Exercise: Stop at the line containing "33, 39, 51]": write out every line from the beginning of the entries up to and including it, minus the pictures.

### Data shown

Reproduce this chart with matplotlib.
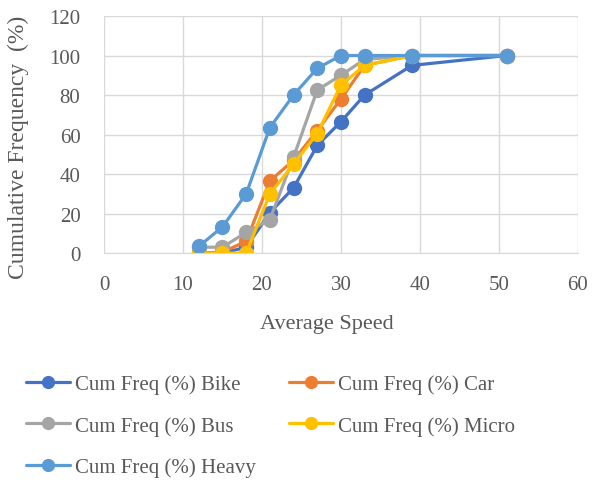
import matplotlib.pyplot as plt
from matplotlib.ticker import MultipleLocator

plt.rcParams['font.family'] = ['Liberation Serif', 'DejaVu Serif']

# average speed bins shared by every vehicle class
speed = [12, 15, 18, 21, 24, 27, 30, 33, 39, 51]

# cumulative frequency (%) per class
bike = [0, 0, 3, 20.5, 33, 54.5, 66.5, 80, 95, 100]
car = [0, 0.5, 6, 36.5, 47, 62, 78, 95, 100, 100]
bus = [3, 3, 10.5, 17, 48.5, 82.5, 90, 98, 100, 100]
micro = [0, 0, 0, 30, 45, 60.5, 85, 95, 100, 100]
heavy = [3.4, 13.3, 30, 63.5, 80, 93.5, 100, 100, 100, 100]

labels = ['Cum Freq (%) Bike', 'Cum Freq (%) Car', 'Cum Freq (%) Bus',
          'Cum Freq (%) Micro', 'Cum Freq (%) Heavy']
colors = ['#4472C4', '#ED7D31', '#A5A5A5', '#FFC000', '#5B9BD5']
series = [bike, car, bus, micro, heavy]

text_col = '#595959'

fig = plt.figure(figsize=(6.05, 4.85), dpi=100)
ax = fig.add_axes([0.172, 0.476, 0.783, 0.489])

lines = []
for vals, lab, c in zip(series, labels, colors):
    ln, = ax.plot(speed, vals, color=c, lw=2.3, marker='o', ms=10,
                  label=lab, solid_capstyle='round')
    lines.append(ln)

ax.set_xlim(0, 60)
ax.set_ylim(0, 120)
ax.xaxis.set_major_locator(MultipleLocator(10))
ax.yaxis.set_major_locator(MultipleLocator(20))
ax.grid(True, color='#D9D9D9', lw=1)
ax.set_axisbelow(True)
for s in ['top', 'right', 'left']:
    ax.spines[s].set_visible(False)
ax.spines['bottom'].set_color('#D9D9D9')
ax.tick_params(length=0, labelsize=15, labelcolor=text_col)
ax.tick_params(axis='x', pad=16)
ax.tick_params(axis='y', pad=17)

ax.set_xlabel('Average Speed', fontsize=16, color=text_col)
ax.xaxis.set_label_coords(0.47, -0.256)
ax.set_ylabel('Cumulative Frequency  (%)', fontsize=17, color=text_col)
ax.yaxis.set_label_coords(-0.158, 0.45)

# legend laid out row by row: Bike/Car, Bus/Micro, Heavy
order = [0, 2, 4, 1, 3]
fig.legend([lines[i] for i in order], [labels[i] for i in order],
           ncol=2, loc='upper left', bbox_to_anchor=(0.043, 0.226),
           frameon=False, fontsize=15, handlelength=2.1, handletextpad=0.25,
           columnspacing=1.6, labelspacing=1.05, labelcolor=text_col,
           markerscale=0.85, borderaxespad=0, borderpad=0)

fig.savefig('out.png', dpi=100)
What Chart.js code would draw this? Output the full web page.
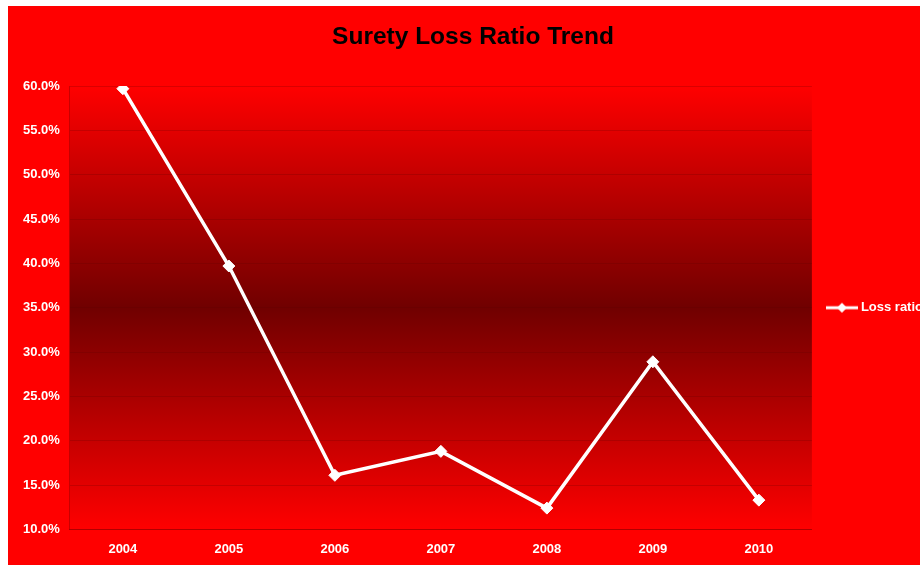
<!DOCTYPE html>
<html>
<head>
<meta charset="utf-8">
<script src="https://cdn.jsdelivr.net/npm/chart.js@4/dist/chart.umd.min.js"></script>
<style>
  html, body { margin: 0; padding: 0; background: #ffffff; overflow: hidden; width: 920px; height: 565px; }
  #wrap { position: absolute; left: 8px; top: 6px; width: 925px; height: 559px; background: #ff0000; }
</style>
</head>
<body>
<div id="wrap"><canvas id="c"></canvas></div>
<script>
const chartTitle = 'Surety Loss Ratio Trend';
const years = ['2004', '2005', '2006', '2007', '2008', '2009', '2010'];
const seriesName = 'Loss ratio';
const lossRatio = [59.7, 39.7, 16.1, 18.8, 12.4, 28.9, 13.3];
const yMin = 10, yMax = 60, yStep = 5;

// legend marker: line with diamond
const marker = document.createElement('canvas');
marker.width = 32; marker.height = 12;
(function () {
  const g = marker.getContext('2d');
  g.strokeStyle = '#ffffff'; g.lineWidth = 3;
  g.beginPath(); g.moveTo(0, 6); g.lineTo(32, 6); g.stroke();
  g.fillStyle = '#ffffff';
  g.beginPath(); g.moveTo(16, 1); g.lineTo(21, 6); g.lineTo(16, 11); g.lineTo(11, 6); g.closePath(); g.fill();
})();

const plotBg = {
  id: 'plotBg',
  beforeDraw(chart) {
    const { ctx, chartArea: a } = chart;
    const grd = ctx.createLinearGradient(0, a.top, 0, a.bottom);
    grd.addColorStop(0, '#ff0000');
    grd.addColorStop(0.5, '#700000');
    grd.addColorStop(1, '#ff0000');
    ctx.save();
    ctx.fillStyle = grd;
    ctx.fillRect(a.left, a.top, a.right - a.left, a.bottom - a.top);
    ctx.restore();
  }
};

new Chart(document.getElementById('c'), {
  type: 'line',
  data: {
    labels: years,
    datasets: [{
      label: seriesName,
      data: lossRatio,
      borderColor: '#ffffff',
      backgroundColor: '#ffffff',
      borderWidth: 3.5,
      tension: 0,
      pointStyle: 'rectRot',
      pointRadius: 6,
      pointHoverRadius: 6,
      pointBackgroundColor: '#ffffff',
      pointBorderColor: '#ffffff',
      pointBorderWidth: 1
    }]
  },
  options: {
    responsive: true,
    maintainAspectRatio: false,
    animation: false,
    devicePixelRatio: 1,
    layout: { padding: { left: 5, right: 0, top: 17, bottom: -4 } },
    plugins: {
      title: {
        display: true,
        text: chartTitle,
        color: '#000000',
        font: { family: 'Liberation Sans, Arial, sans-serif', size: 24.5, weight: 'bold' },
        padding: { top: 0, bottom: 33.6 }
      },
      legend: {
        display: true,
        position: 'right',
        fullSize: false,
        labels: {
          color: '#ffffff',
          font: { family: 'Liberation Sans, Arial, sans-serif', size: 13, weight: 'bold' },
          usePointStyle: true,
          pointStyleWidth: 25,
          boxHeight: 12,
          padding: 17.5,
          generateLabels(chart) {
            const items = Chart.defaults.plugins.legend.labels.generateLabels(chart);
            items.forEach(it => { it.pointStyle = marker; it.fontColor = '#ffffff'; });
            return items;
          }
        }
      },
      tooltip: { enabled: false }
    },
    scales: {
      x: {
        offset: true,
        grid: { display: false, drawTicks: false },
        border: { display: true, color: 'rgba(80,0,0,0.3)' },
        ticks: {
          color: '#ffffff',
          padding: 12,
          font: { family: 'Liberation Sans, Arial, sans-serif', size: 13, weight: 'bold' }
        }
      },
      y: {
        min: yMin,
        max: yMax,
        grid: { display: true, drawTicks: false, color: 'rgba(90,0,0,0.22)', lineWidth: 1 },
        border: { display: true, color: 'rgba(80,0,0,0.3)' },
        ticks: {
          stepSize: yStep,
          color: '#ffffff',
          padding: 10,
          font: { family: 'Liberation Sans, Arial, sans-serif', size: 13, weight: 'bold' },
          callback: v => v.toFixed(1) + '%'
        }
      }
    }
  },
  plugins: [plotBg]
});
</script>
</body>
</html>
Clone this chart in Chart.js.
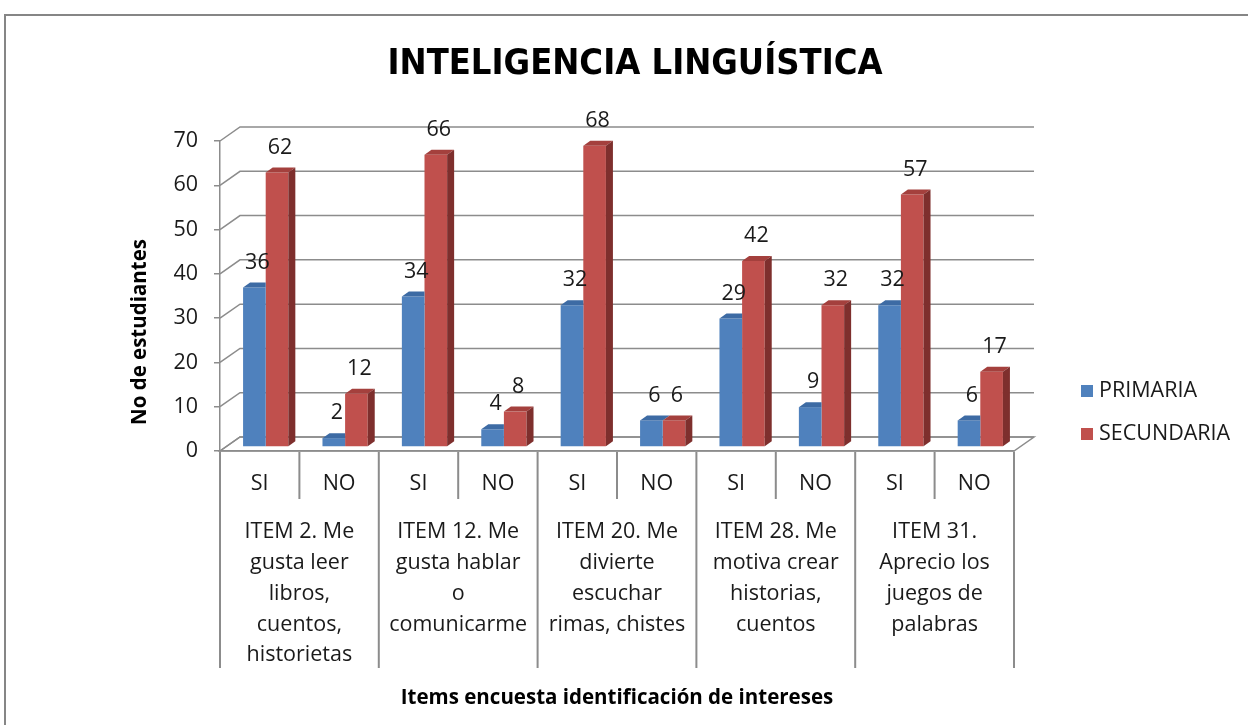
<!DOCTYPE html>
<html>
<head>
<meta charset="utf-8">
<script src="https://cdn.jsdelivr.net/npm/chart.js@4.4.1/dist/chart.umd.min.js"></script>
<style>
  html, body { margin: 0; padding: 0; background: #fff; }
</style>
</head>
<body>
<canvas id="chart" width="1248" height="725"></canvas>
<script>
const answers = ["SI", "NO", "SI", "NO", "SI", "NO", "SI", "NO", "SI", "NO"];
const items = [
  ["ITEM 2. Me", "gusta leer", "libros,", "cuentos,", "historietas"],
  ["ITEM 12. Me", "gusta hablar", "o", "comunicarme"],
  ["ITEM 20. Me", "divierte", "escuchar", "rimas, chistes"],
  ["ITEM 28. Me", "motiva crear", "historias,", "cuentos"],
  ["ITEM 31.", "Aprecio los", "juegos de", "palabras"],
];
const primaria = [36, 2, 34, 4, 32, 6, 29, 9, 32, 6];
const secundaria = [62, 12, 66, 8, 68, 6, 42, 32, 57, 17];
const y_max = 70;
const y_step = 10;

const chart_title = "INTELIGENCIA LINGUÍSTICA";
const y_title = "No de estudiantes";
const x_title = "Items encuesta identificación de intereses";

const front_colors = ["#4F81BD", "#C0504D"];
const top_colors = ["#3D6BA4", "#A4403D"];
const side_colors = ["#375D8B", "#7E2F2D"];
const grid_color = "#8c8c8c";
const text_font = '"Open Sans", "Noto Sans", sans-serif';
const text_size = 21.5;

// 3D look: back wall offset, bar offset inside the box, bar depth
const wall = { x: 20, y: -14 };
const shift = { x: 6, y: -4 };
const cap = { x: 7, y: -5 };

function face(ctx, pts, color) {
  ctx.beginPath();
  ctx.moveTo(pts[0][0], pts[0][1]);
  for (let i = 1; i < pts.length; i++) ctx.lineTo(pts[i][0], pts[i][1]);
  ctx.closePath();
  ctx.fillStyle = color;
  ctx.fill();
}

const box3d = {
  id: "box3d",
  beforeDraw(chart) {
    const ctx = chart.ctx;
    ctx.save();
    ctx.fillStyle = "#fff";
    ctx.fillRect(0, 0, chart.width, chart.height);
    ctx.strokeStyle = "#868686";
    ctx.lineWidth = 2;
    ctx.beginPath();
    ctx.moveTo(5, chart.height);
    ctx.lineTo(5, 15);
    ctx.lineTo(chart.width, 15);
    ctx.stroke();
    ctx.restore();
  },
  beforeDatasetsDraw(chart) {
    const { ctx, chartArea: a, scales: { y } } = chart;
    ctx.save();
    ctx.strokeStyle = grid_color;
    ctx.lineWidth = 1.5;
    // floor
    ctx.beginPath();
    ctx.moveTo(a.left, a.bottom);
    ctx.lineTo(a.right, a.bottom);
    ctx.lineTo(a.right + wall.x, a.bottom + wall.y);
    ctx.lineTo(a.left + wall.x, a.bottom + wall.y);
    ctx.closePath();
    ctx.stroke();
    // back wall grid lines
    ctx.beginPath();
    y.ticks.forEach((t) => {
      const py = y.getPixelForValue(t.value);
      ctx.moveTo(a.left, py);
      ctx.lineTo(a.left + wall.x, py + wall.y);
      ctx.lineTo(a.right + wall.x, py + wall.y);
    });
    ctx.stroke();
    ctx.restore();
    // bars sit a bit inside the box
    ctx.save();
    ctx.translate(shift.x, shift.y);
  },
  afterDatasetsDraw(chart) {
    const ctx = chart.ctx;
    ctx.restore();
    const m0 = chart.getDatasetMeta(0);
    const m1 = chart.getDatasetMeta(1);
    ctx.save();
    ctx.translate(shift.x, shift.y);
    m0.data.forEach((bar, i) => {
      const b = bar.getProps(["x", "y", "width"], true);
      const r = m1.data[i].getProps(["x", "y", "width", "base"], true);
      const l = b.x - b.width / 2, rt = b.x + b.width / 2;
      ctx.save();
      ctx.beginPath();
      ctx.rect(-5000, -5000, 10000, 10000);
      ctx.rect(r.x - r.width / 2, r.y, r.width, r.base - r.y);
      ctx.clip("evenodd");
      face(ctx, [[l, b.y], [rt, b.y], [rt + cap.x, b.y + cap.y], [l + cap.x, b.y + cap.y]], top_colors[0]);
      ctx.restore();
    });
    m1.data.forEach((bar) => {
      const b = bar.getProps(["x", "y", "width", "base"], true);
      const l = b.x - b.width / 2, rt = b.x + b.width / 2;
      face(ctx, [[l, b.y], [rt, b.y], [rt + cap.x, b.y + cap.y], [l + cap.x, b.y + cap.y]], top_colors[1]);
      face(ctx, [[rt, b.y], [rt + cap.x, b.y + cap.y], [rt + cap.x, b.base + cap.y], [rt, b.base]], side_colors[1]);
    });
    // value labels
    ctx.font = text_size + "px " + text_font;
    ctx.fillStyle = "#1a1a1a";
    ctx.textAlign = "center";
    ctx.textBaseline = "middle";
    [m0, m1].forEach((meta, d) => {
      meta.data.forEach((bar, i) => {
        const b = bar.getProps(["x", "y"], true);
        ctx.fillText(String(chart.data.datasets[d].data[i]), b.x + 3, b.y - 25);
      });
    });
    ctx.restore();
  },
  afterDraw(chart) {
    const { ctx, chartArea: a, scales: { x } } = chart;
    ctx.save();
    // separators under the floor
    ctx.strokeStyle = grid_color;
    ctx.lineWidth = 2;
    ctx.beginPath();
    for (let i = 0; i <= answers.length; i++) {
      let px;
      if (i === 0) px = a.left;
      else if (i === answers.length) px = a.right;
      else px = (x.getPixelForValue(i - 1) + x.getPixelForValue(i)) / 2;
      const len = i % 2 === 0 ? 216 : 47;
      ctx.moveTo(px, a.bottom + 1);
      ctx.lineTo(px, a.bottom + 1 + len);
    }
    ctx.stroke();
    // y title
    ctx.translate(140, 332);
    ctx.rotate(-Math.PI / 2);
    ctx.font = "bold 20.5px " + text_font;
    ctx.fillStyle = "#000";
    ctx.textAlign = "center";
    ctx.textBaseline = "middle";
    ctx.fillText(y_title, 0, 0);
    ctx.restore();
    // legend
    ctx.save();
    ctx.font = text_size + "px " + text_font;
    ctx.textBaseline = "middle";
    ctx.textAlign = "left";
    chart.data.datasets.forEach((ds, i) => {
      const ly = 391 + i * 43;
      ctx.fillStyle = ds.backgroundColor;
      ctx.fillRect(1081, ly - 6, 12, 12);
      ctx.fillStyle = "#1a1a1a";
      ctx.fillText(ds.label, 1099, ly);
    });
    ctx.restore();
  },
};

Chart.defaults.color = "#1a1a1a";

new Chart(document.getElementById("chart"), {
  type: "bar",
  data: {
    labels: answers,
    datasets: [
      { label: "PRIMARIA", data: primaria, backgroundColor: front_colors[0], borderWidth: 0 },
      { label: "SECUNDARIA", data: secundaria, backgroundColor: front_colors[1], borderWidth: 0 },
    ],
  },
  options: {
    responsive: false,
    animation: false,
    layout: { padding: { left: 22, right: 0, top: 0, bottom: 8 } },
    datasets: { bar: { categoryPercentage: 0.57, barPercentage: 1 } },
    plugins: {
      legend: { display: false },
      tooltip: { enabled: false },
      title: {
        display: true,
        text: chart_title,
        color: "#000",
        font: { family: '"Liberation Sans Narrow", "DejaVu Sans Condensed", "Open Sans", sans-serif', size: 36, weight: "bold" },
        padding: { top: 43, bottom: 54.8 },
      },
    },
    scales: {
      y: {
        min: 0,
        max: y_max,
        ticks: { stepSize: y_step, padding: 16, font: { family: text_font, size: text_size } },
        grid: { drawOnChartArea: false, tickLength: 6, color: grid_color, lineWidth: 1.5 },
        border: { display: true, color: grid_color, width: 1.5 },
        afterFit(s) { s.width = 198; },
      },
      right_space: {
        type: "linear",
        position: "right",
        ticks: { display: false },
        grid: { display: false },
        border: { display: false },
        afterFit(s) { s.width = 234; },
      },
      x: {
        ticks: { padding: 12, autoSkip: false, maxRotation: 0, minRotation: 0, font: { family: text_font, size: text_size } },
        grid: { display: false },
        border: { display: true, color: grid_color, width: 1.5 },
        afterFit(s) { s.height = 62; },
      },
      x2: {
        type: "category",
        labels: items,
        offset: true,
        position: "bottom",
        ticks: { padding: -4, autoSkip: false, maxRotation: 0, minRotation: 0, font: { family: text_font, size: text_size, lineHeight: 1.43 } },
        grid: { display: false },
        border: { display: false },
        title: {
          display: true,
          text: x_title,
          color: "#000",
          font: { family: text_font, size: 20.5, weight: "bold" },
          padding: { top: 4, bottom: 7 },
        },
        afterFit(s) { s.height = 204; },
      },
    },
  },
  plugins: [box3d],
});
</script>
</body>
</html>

######

Exercise output:
Reproduce this chart with matplotlib.
import matplotlib.pyplot as plt
from matplotlib.ticker import MultipleLocator

plt.rcParams['font.family'] = ['Liberation Serif', 'DejaVu Serif']

# average speed bins shared by every vehicle class
speed = [12, 15, 18, 21, 24, 27, 30, 33, 39, 51]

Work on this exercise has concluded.